I don't play too many 3d Fighters myself but I did play some tekken 7 and sc6. Those move lists ARE huge and look daunting, but not all moves are created equal. Most characters only have 12-15 moves that form their core gameplan. So I would suggest looking up a basics guide to point your wife in the right direction, then once she's comfortable with the movement and doing some basic strings and juggles, THEN you can start digging deeper into the move list

no, but it's a common issue with 2D fighters trying out 3D fighters. most 2D players know every single move and attack their charcter can do, so they can feel a loss of control or stupid when they don't know every single possible thing a character can do. It's a hard transition (I'm mostly describing myself here). Like Nero says, there's only about 15 max moves most players will use in a match. maybe a few extra edge cases, but learning the basics help deal with the fear of big movelists.

So, here's the thing,
The move lists are really long, but 40% of those are some combination of direction+attack

Every character has:
press each of eight directions + each of three attack buttons,
Hold each of eight directions + each of three attack buttons
Double tap each of eight directions + each of three attack buttons
While running + each of attack buttons
While rising from a crouch, each of eight directions + each of three attack buttons

That's a lot of moves!!!

But also, most of them are "I swing my weapon".
If you're not overly concerned with the exact frame data of each and every single move your character has, they're, pretty intuitive? Soul Cal is a great beginner fighting game that way. You can get much get by knowing a few key moves really well, a few not as urgent moves kinda well, and the rest of your kit kinda by Character Feel.

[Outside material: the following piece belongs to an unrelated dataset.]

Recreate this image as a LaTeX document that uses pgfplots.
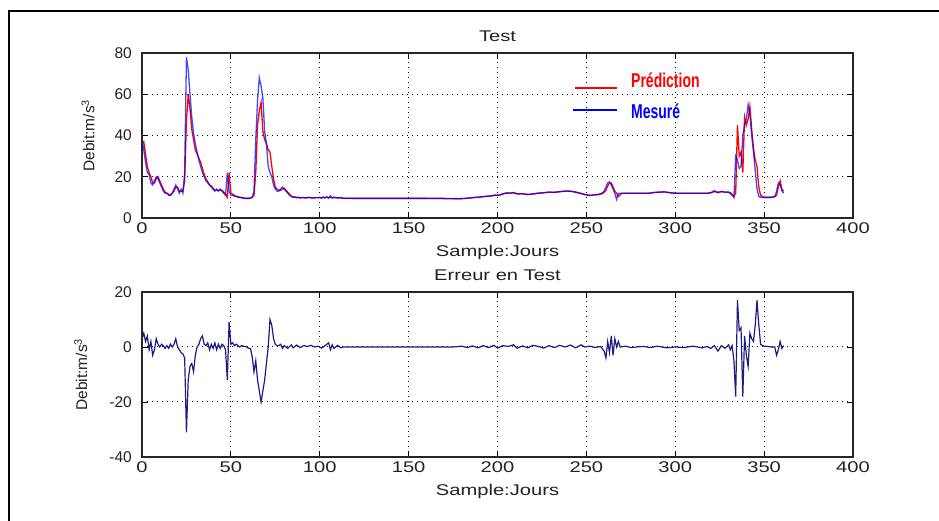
\documentclass[border=0pt]{standalone}
\usepackage{fontspec}
\setmainfont{Liberation Sans}
\newfontfamily\wfont{Liberation Sans}[FakeStretch=1.3]
\newfontfamily\legfont{Liberation Sans}[FakeStretch=0.7]
\usepackage{pgfplots}
\pgfplotsset{compat=1.18}
\definecolor{txt}{HTML}{222222}
\definecolor{errc}{HTML}{1C1C82}

\pgfplotsset{matstyle/.style={
  scale only axis, width=711pt, height=165pt,
  xmin=0, xmax=400, xtick={0,50,...,400},
  tick align=inside, major tick length=6pt,
  xtick pos=both, ytick pos=both, xticklabel pos=bottom, yticklabel pos=left,
  axis line style={line width=1.1pt, black!85},
  tick style={line width=0.9pt, black},
  grid=major, grid style={black, line width=1pt, dash pattern=on 1pt off 4pt},
  /pgf/number format/assume math mode=true,
  xticklabel style={font=\wfont\fontsize{15.5}{18}\selectfont, anchor=base, yshift=-15.5pt, text=txt},
  yticklabel style={font=\fontsize{15.5}{18}\selectfont, anchor=east, inner sep=0pt, xshift=-10pt, text=txt},
  title style={font=\wfont\fontsize{15.5}{18}\selectfont, at={(0.5,1)}, anchor=base, yshift=5.5pt, text=txt},
  xlabel style={font=\wfont\fontsize{15.5}{18}\selectfont, at={(axis description cs:0.5,0)}, anchor=base, yshift=-39pt, text=txt},
  ylabel style={font=\fontsize{15.5}{18}\selectfont, anchor=center, text=txt},
}}

\begin{document}
\begin{tikzpicture}
\useasboundingbox (0,0) rectangle (939pt,521pt);
\draw[line width=2.2pt, black] (9pt,0pt) -- (9pt,510pt) -- (939pt,510pt);

% upper panel: prediction vs measured
\begin{axis}[matstyle, at={(142pt,303pt)}, anchor=south west,
  ymin=0, ymax=80, ytick={0,20,...,80},
  title={Test}, xlabel={Sample:Jours}, ylabel={Debit:m/s\textsuperscript{3}},
  ylabel style={at={(axis description cs:-0.076,0.5)}}]
\addplot[red, line width=1.3pt] coordinates {
(0,36) (1,37) (2,31) (3,25) (4,22) (5,20) (6,17) (7,17) (8,19) (9,20) (10,18) (11,16) (12,14) (13,12.5) (14,12) (15,11.5) (16,11) (17,12) (18,13) (19,15) (20,15) (21,13) (22,13) (23,13) (24,18) (25,47) (26,60) (27,53) (28,43) (29,38) (30,33) (31,31) (32,29) (33,27) (34,24) (35,21) (36,19) (37,17.5) (38,16) (39,15.5) (40,14.5) (41,13.5) (42,13.5) (43,13.5) (44,13.5) (45,13.5) (46,12.5) (47,11.5) (48,10) (49,22) (50,12) (51,11.5) (52,11) (53,10.5) (54,10.3) (55,10) (56,10) (57,9.8) (58,9.6) (59,9.5) (60,9.5) (61,9.6) (62,10) (63,11) (64,22) (65,45) (66,52) (67,56) (68,42) (69,38) (70,36) (71,33) (72,32) (73,25) (74,19) (75,15) (76,14) (77,13.5) (78,13.5) (79,14) (80,14.5) (81,13.5) (82,12.5) (83,11.5) (84,10.5) (85,10.2) (86,10) (88,10) (90,9.8) (94,9.9) (98,9.8) (102,9.9) (106,10) (110,9.8) (113,9.6) (120,9.5) (130,9.5) (140,9.5) (150,9.5) (160,9.5) (170,9.5) (175,9.4) (180,9.4) (184,9.6) (187,9.9) (190,10.1) (193,10.4) (196,10.6) (199,11) (201,11.1) (203,11.6) (205,12) (207,12.1) (209,12.2) (211,11.8) (214,11.7) (217,11.5) (220,11.6) (223,12) (226,12.2) (229,12.5) (232,12.5) (235,12.7) (238,13) (241,13) (243,12.8) (246,12.2) (249,11.5) (252,11) (255,11.2) (257,11.3) (259,11.8) (260,12.5) (261,13.5) (262,15.5) (263,17) (264,17) (265,15) (266,13) (267,12) (268,10.5) (270,12) (280,12) (285,12) (288,12.3) (291,12.5) (294,12.6) (297,12.3) (300,12) (310,12) (318,12) (320,12.2) (322,12.8) (324,12.5) (326,12.7) (328,12.6) (330,12.5) (331,12.3) (332,11.5) (333,10.5) (334,12) (335,45) (336,30) (337,32) (338,22) (339,49) (340,45) (341,48) (342,54) (343,43) (344,34) (345,28) (346,25) (347,15) (348,11) (350,10) (352,10) (354,10) (356,10.3) (357,11) (358,15) (359,18) (360,14) (361,13)};
\addplot[blue, line width=1.3pt, opacity=0.72] coordinates {
(0,38) (1,33) (2,27) (3,22) (4,21) (5,17) (6,16) (7,18) (8,20) (9,19) (10,17) (11,15) (12,13) (13,12) (14,12) (15,11) (16,11) (17,12) (18,14) (19,16) (20,14) (21,12) (22,14) (23,12) (24,22) (25,78) (26,72) (27,60) (28,49) (29,41) (30,36) (31,32) (32,28) (33,25) (34,22) (35,20) (36,18) (37,17) (38,16) (39,15) (40,14) (41,13) (42,14) (43,13) (44,14) (45,13) (46,12) (47,11) (48,22) (49,13) (50,11) (51,11) (52,10.5) (53,10.5) (54,10) (55,10) (56,9.8) (57,9.5) (58,9.5) (59,9.5) (60,9.5) (61,9.8) (62,10) (63,13) (64,38) (65,57) (66,68) (67,64) (68,58) (69,42) (70,36) (71,25) (72,22) (73,20) (74,16) (75,14) (76,13) (77,13) (78,14) (79,15) (80,14) (81,13) (82,12) (83,11) (84,10.5) (85,10) (86,10.3) (87,9.8) (88,10) (89,9.6) (90,10) (92,9.7) (94,10) (96,9.6) (98,9.9) (100,10) (101,9.6) (102,10.2) (103,9.7) (104,10.4) (105,9.5) (106,10.8) (107,9.6) (108,10.1) (110,9.7) (112,10) (113,9.5) (120,9.5) (130,9.5) (140,9.5) (150,9.5) (160,9.5) (170,9.4) (175,9.3) (180,9.4) (184,9.7) (187,10) (190,10.2) (193,10.5) (196,10.7) (199,11.2) (201,11) (203,11.8) (205,12.2) (207,12) (209,12.4) (211,11.6) (214,11.8) (217,11.3) (220,11.7) (223,12.1) (226,12.3) (229,12.6) (232,12.4) (235,12.8) (238,13.1) (241,13) (243,12.6) (246,12) (249,11.3) (252,10.9) (255,11.3) (257,11.5) (259,12.2) (260,13) (261,15) (262,17) (263,17.5) (264,16) (265,14) (266,12) (267,9) (268,12) (270,12) (280,12) (285,12) (288,12.4) (291,12.6) (294,12.7) (297,12.2) (300,12) (310,12) (318,12) (320,12.3) (322,13.2) (324,12.2) (326,13) (328,12.4) (330,12.6) (331,11.8) (332,11) (333,10) (334,30) (335,28) (336,24) (337,25) (338,40) (339,45) (340,48) (341,55) (342,50) (343,40) (344,32) (345,23) (346,14) (347,10.5) (348,10) (350,10) (352,10) (354,10) (356,10.5) (357,13) (358,17) (359,16) (360,13) (361,12)};
\draw[red, line width=1.2pt] (axis cs:243.6,63.0) -- (axis cs:267.2,63.0);
\node[anchor=west, inner sep=0pt, text=red, font=\legfont\bfseries\fontsize{20}{24}\selectfont] at (axis cs:275.1,66.9) {Prédiction};
\draw[blue, line width=1.2pt] (axis cs:242.5,52.4) -- (axis cs:267.2,52.4);
\node[anchor=west, inner sep=0pt, text=blue, font=\legfont\bfseries\fontsize{20}{24}\selectfont] at (axis cs:275.1,51.9) {Mesuré};
\end{axis}

% lower panel: error
\begin{axis}[matstyle, at={(142pt,64pt)}, anchor=south west,
  ymin=-40, ymax=20, ytick={-40,-20,0,20},
  title={Erreur en Test}, xlabel={Sample:Jours}, ylabel={Debit:m/s\textsuperscript{3}},
  ylabel style={at={(axis description cs:-0.086,0.5)}}]
\addplot[errc, line width=1.2pt] coordinates {
(0,3) (1,5) (2,2) (3,4) (4,-1) (5,2) (6,-3) (7,-1) (8,3) (9,1) (10,0) (11,1) (12,0.5) (13,-0.5) (14,0.5) (15,-0.5) (16,1) (17,0) (18,1) (19,3) (20,0) (21,-1) (22,-2) (23,-2.5) (24,-4) (25,-31) (26,-12) (27,-7) (28,-6) (29,-9) (30,-3) (31,0) (32,1) (33,3) (34,4) (35,1) (36,0.5) (37,1.5) (38,-1) (39,1) (40,-0.5) (41,1.5) (42,-1) (43,1) (44,-0.5) (45,1) (46,0.5) (47,-1) (48,-12) (49,9) (50,1) (51,1.5) (52,0.5) (53,1) (54,0.5) (55,0) (56,0.5) (57,0.3) (58,0.2) (59,0) (60,-0.5) (61,-0.5) (62,-3.5) (63,-9) (64,-5) (65,-12) (66,-16) (67,-20) (68,-16) (69,-12) (70,-6) (71,0) (72,10) (73,8) (74,3) (75,1) (76,0.5) (77,0.5) (78,1) (79,-0.5) (80,0.5) (82,-0.5) (84,0.8) (85,-0.3) (87,0.7) (89,-0.2) (91,0.5) (93,0.2) (95,0.6) (97,0) (99,0.3) (101,-0.4) (103,0.5) (105,1.5) (106,-1) (107,0.8) (108,-0.5) (110,0.6) (112,-0.3) (113,0) (120,0) (150,0) (175,0) (180,0.3) (183,-0.2) (186,0.4) (189,-0.3) (192,0.5) (195,-0.2) (198,0.6) (200,-0.4) (203,0.5) (206,0.2) (209,0.8) (211,-0.5) (214,0.4) (217,-0.3) (220,0.6) (223,0.2) (226,-0.4) (229,0.5) (232,-0.2) (235,0.6) (238,0) (241,0.7) (244,-0.3) (247,0.8) (249,0) (252,0.3) (255,-0.2) (258,0.2) (260,-1.5) (261,-4) (262,2) (263,-2) (264,4) (265,-3) (266,3) (267,0) (268,2) (269,0) (272,0.3) (275,-0.2) (278,0) (282,0.2) (286,-0.2) (290,0.3) (295,-0.3) (300,0) (305,-0.2) (310,0.3) (315,-0.3) (318,0.2) (320,-0.5) (322,0.5) (324,-1.5) (326,0.5) (328,-0.5) (330,0.8) (331,-1) (332,0.5) (333,-5) (334,-18) (335,17) (336,6) (337,7) (338,-18) (339,4) (340,-3) (341,-7) (342,5) (343,3) (344,2) (345,8) (346,17) (347,8) (348,1) (349,0.5) (350,0.3) (352,0.2) (354,0) (356,0) (357,-3) (358,-1) (359,2) (360,-0.5) (361,0.5)};
\end{axis}
\end{tikzpicture}
\end{document}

I think probably people who have only played 2D fighters would see the length of the move list and think, "oh I have to learn all these", and not realize that most of them are actually what they would consider normals or command normals.

no you misunderstand i LOVE having 150 moves i can learn.
although to defend the people talkin about 15 moves, soulcalibur 6 at least has a page of each character's movelist dedicated to "here's the 10-15 moves that should make up 80% of your game"
as for why you have the other buncha moves, part of it is just mixups? like sure, siegfried kick out of every stance is pretty good, but if that's the only button you press you're kinda predictable. maybe sometimes you feel like pressing B! and obviously combo optimization is a whole other can of worms
and for the rest of them, i dunno, i'm sure there's some silly edge cases where they're good. leave those for when you make it out of pools.